Today we’re going to dive into a fascinating paper called “LOGIC-LM: Empowering Large Language Models with Symbolic Solvers for Faithful Logical Reasoning.”
The authors of this paper claim that Large Language Models (LLMs) often struggle when faced with complex logical reasoning problems. Well, LLMs primarily rely on a chain of thought process, which can be limiting when it comes to intricate logical reasoning. To address this limitation, the authors introduce the concept of logic to enhance LLM performance. They harness the translation skills of LLMs by training them to convert reasoning prompts into symbolic representations using a few-shot generalization technique. They name this process as the problem formulator. This formulator transforms the problem into one of three types: logic programming (modus ponens), first-order reasoning, or constraint satisfaction problem.
Once they’ve converted the problem into a symbolic representation, the authors employ standard methods to solve logic or constraint satisfaction problems. For first-order logic, they use the inference engine from CS221 at Stanford (a course that I recently completed :). To refine the logical form of equations, they’ve built a self-refiner that takes error messages from the solver as feedback, helping them modify any inaccurate representations.
Now, you might be wondering, how do they translate the results back into natural language? Well, they’ve developed something called a result interpreter that converts the solution into an answer we humans can understand. Let’s break it down with a couple of examples to make things more tangible. Take this prompt for first-order reasoning:
Prompt: A Japanese game company created the game The Legend of Zelda. All games in the Top 10 list are made by Japanese game companies. If a game sells more than one million copies, then it will be selected for the Top 10 list. The Legend of Zelda sold more than one million copies.
Question: Based on the given information, is the following statement true, false, or uncertain? The Legend of Zelda is in the Top 10 list.
(A) True
(B) False
(C) Uncertain
According to the model, the answer is True. Now, let’s try to understand how the machine processes this information.
In the realm of first-order reasoning, we create relations that apply to “all” or “at least one.” These relations are indicated by “for all” or “there exists,” allowing us to reason in various ways. The rest is pretty straightforward, with logical operators like “and,” “or,” and “implies” to connect the dots.
So if I were to say 3 statements:
- All human are smart
- John is human
- Sagar is not human
The first order resolution will give us that “John is smart”, given john implies human and human implies smart.
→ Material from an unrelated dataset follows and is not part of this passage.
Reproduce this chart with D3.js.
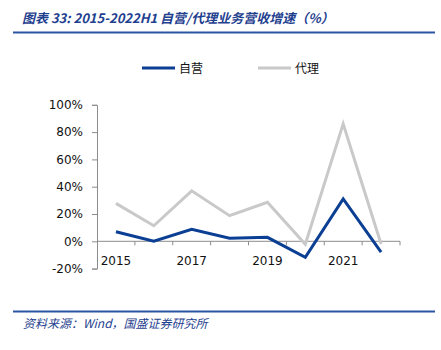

However note that this will not give us “Sagar is not smart”.
Now, let’s move on to another example involving Constraint Satisfaction Problems (CSP):
Prompt: The following paragraphs describe a set of five objects arranged in a fixed order. The statements are logically consistent within each paragraph. In a golf tournament, there were five golfers: Rob, Eve, Eli, Amy, and Dan. Dan finished second. Amy finished below Eve. Dan finished above Eve. Amy finished above Eli.
Question: Which of the following statements is true?
(A) Rob finished third
(B) Eve finished third
(C) Eli finished third
(D) Amy finished third
(E) Dan finished third
When I tested this prompt, ChatGPT indicated that all the statements were false. However, we know that statement B, “Eve finished third,” is actually true. Let’s take a closer look at the structure of this problem.
For Constraint Satisfaction Problems (CSP), the formulation is a bit different. In this case, the problem formulator made an error (as highlighted in yellow in the paper). However, it’s pretty obvious that the model will still be able to solve this particular problem.
Now, let’s see the results of various reasoning-based datasets tested with this new logic-enhanced approach.
In the image, you’ll find a comparison between the standard LLM, the chain of thought prompting (CoT) approach, and the new logic-LM method proposed in this paper.
One interesting observation in the result is LogicLM maintains higher accuracy when there is deeper reasoning depth in the prompt, as shown above.
If you’re interested in diving deeper into the details, you can find the full paper here.
And there you have it, a brief overview of the “LOGIC-LM” paper that explores how symbolic solvers can empower large language models to tackle logical reasoning challenges. This has been a super interesting read for me – hope you all like it too.